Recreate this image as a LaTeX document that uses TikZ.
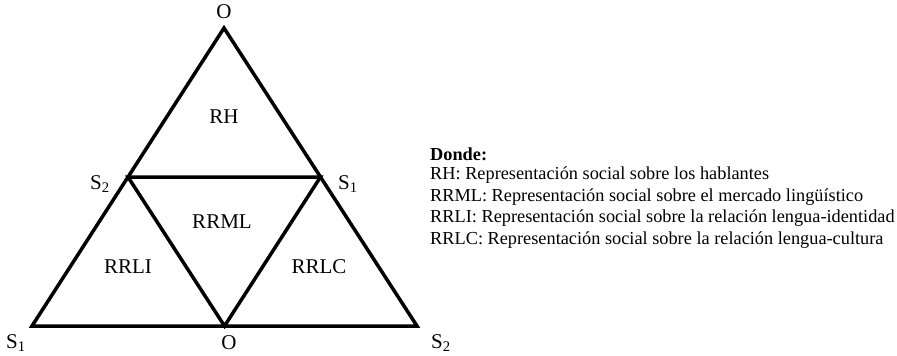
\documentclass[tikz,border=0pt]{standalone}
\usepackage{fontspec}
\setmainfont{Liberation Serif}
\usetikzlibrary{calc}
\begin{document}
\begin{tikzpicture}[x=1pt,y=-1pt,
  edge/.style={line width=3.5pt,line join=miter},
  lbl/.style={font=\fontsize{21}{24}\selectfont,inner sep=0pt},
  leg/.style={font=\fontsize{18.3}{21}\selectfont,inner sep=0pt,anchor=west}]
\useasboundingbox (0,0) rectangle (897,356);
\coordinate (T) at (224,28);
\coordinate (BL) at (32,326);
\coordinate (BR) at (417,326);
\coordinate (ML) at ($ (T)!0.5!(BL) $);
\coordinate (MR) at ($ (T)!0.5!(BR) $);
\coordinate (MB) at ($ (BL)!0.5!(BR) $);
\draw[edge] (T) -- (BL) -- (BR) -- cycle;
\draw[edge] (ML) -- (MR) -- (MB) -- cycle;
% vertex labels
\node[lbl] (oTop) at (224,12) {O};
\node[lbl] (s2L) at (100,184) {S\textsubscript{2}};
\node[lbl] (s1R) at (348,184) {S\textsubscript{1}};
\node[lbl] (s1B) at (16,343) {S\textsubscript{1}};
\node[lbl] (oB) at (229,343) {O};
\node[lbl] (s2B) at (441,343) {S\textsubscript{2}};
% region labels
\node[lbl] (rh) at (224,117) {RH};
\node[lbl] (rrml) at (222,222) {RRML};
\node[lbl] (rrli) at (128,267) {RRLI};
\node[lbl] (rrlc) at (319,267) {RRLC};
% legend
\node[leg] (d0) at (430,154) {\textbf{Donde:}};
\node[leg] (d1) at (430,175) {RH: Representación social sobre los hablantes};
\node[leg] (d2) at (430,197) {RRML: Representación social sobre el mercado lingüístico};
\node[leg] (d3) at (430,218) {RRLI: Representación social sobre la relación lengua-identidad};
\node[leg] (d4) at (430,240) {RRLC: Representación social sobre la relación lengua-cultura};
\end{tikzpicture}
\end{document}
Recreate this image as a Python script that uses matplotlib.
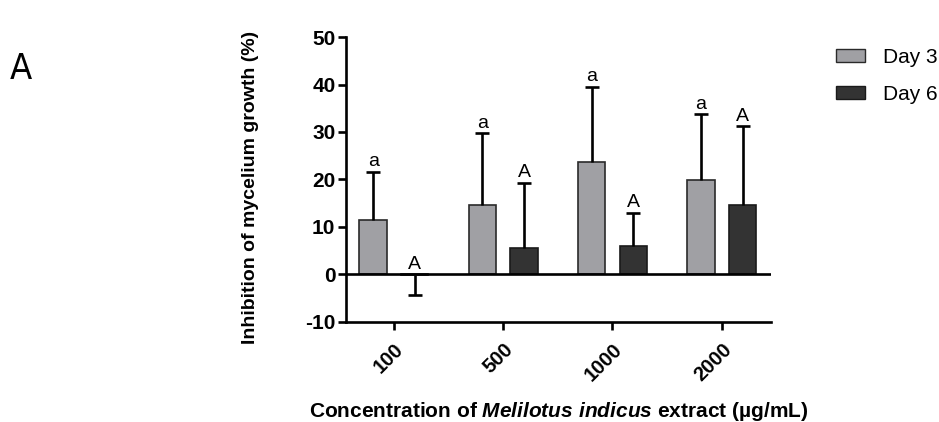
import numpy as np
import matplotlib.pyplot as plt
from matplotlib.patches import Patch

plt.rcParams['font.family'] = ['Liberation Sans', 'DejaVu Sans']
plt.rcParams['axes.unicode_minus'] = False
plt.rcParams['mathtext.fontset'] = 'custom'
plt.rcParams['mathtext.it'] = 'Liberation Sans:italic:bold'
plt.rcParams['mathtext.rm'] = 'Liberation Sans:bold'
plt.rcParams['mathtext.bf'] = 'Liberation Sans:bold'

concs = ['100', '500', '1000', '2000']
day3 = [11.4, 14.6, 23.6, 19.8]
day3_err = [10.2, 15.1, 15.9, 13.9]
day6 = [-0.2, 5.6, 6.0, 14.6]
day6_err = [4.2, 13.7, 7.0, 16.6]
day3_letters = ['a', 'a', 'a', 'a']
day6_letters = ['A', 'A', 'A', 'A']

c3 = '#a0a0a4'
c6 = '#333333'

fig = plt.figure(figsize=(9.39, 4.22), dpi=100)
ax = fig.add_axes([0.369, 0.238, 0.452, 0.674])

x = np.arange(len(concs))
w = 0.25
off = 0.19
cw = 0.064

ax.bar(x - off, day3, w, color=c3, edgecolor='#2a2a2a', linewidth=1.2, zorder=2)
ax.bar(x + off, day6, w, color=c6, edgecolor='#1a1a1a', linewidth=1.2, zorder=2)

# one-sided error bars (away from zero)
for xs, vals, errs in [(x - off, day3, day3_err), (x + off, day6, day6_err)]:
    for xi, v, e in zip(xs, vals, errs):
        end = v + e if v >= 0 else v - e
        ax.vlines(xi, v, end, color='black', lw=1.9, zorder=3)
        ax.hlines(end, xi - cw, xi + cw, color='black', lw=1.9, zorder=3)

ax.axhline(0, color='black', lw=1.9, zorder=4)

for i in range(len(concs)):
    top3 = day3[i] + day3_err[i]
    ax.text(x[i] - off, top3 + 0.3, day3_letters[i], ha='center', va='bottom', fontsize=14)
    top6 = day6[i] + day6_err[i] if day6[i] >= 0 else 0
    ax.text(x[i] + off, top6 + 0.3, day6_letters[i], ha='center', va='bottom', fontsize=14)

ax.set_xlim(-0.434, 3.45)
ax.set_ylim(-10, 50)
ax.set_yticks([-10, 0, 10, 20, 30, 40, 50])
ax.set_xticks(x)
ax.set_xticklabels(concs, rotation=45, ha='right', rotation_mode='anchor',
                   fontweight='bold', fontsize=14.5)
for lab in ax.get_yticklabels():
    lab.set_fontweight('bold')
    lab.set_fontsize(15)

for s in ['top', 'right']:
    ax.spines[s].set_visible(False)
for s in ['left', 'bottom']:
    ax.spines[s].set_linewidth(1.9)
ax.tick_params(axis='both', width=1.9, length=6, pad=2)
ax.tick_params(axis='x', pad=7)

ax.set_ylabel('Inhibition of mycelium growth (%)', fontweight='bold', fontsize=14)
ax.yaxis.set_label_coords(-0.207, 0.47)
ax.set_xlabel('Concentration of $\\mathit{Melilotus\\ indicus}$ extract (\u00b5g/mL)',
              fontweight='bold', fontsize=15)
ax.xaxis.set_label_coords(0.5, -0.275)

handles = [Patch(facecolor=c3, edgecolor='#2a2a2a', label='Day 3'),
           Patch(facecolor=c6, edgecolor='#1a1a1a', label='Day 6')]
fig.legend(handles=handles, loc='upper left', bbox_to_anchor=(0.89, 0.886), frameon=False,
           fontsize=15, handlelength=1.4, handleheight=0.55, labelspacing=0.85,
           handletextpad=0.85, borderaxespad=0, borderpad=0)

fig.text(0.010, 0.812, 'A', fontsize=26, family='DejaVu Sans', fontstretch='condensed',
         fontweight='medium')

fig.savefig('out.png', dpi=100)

» Your instructions: Omit the pictures. Output every record above word for word.

» The reply:
Recreate this image as a LaTeX document that uses TikZ.
\documentclass[tikz,border=0pt]{standalone}
\usepackage{fontspec}
\setmainfont{Liberation Serif}
\usetikzlibrary{calc}
\begin{document}
\begin{tikzpicture}[x=1pt,y=-1pt,
  edge/.style={line width=3.5pt,line join=miter},
  lbl/.style={font=\fontsize{21}{24}\selectfont,inner sep=0pt},
  leg/.style={font=\fontsize{18.3}{21}\selectfont,inner sep=0pt,anchor=west}]
\useasboundingbox (0,0) rectangle (897,356);
\coordinate (T) at (224,28);
\coordinate (BL) at (32,326);
\coordinate (BR) at (417,326);
\coordinate (ML) at ($ (T)!0.5!(BL) $);
\coordinate (MR) at ($ (T)!0.5!(BR) $);
\coordinate (MB) at ($ (BL)!0.5!(BR) $);
\draw[edge] (T) -- (BL) -- (BR) -- cycle;
\draw[edge] (ML) -- (MR) -- (MB) -- cycle;
% vertex labels
\node[lbl] (oTop) at (224,12) {O};
\node[lbl] (s2L) at (100,184) {S\textsubscript{2}};
\node[lbl] (s1R) at (348,184) {S\textsubscript{1}};
\node[lbl] (s1B) at (16,343) {S\textsubscript{1}};
\node[lbl] (oB) at (229,343) {O};
\node[lbl] (s2B) at (441,343) {S\textsubscript{2}};
% region labels
\node[lbl] (rh) at (224,117) {RH};
\node[lbl] (rrml) at (222,222) {RRML};
\node[lbl] (rrli) at (128,267) {RRLI};
\node[lbl] (rrlc) at (319,267) {RRLC};
% legend
\node[leg] (d0) at (430,154) {\textbf{Donde:}};
\node[leg] (d1) at (430,175) {RH: Representación social sobre los hablantes};
\node[leg] (d2) at (430,197) {RRML: Representación social sobre el mercado lingüístico};
\node[leg] (d3) at (430,218) {RRLI: Representación social sobre la relación lengua-identidad};
\node[leg] (d4) at (430,240) {RRLC: Representación social sobre la relación lengua-cultura};
\end{tikzpicture}
\end{document}
Recreate this image as a Python script that uses matplotlib.
import numpy as np
import matplotlib.pyplot as plt
from matplotlib.patches import Patch

plt.rcParams['font.family'] = ['Liberation Sans', 'DejaVu Sans']
plt.rcParams['axes.unicode_minus'] = False
plt.rcParams['mathtext.fontset'] = 'custom'
plt.rcParams['mathtext.it'] = 'Liberation Sans:italic:bold'
plt.rcParams['mathtext.rm'] = 'Liberation Sans:bold'
plt.rcParams['mathtext.bf'] = 'Liberation Sans:bold'

concs = ['100', '500', '1000', '2000']
day3 = [11.4, 14.6, 23.6, 19.8]
day3_err = [10.2, 15.1, 15.9, 13.9]
day6 = [-0.2, 5.6, 6.0, 14.6]
day6_err = [4.2, 13.7, 7.0, 16.6]
day3_letters = ['a', 'a', 'a', 'a']
day6_letters = ['A', 'A', 'A', 'A']

c3 = '#a0a0a4'
c6 = '#333333'

fig = plt.figure(figsize=(9.39, 4.22), dpi=100)
ax = fig.add_axes([0.369, 0.238, 0.452, 0.674])

x = np.arange(len(concs))
w = 0.25
off = 0.19
cw = 0.064

ax.bar(x - off, day3, w, color=c3, edgecolor='#2a2a2a', linewidth=1.2, zorder=2)
ax.bar(x + off, day6, w, color=c6, edgecolor='#1a1a1a', linewidth=1.2, zorder=2)

# one-sided error bars (away from zero)
for xs, vals, errs in [(x - off, day3, day3_err), (x + off, day6, day6_err)]:
    for xi, v, e in zip(xs, vals, errs):
        end = v + e if v >= 0 else v - e
        ax.vlines(xi, v, end, color='black', lw=1.9, zorder=3)
        ax.hlines(end, xi - cw, xi + cw, color='black', lw=1.9, zorder=3)

ax.axhline(0, color='black', lw=1.9, zorder=4)

for i in range(len(concs)):
    top3 = day3[i] + day3_err[i]
    ax.text(x[i] - off, top3 + 0.3, day3_letters[i], ha='center', va='bottom', fontsize=14)
    top6 = day6[i] + day6_err[i] if day6[i] >= 0 else 0
    ax.text(x[i] + off, top6 + 0.3, day6_letters[i], ha='center', va='bottom', fontsize=14)

ax.set_xlim(-0.434, 3.45)
ax.set_ylim(-10, 50)
ax.set_yticks([-10, 0, 10, 20, 30, 40, 50])
ax.set_xticks(x)
ax.set_xticklabels(concs, rotation=45, ha='right', rotation_mode='anchor',
                   fontweight='bold', fontsize=14.5)
for lab in ax.get_yticklabels():
    lab.set_fontweight('bold')
    lab.set_fontsize(15)

for s in ['top', 'right']:
    ax.spines[s].set_visible(False)
for s in ['left', 'bottom']:
    ax.spines[s].set_linewidth(1.9)
ax.tick_params(axis='both', width=1.9, length=6, pad=2)
ax.tick_params(axis='x', pad=7)

ax.set_ylabel('Inhibition of mycelium growth (%)', fontweight='bold', fontsize=14)
ax.yaxis.set_label_coords(-0.207, 0.47)
ax.set_xlabel('Concentration of $\\mathit{Melilotus\\ indicus}$ extract (\u00b5g/mL)',
              fontweight='bold', fontsize=15)
ax.xaxis.set_label_coords(0.5, -0.275)

handles = [Patch(facecolor=c3, edgecolor='#2a2a2a', label='Day 3'),
           Patch(facecolor=c6, edgecolor='#1a1a1a', label='Day 6')]
fig.legend(handles=handles, loc='upper left', bbox_to_anchor=(0.89, 0.886), frameon=False,
           fontsize=15, handlelength=1.4, handleheight=0.55, labelspacing=0.85,
           handletextpad=0.85, borderaxespad=0, borderpad=0)

fig.text(0.010, 0.812, 'A', fontsize=26, family='DejaVu Sans', fontstretch='condensed',
         fontweight='medium')

fig.savefig('out.png', dpi=100)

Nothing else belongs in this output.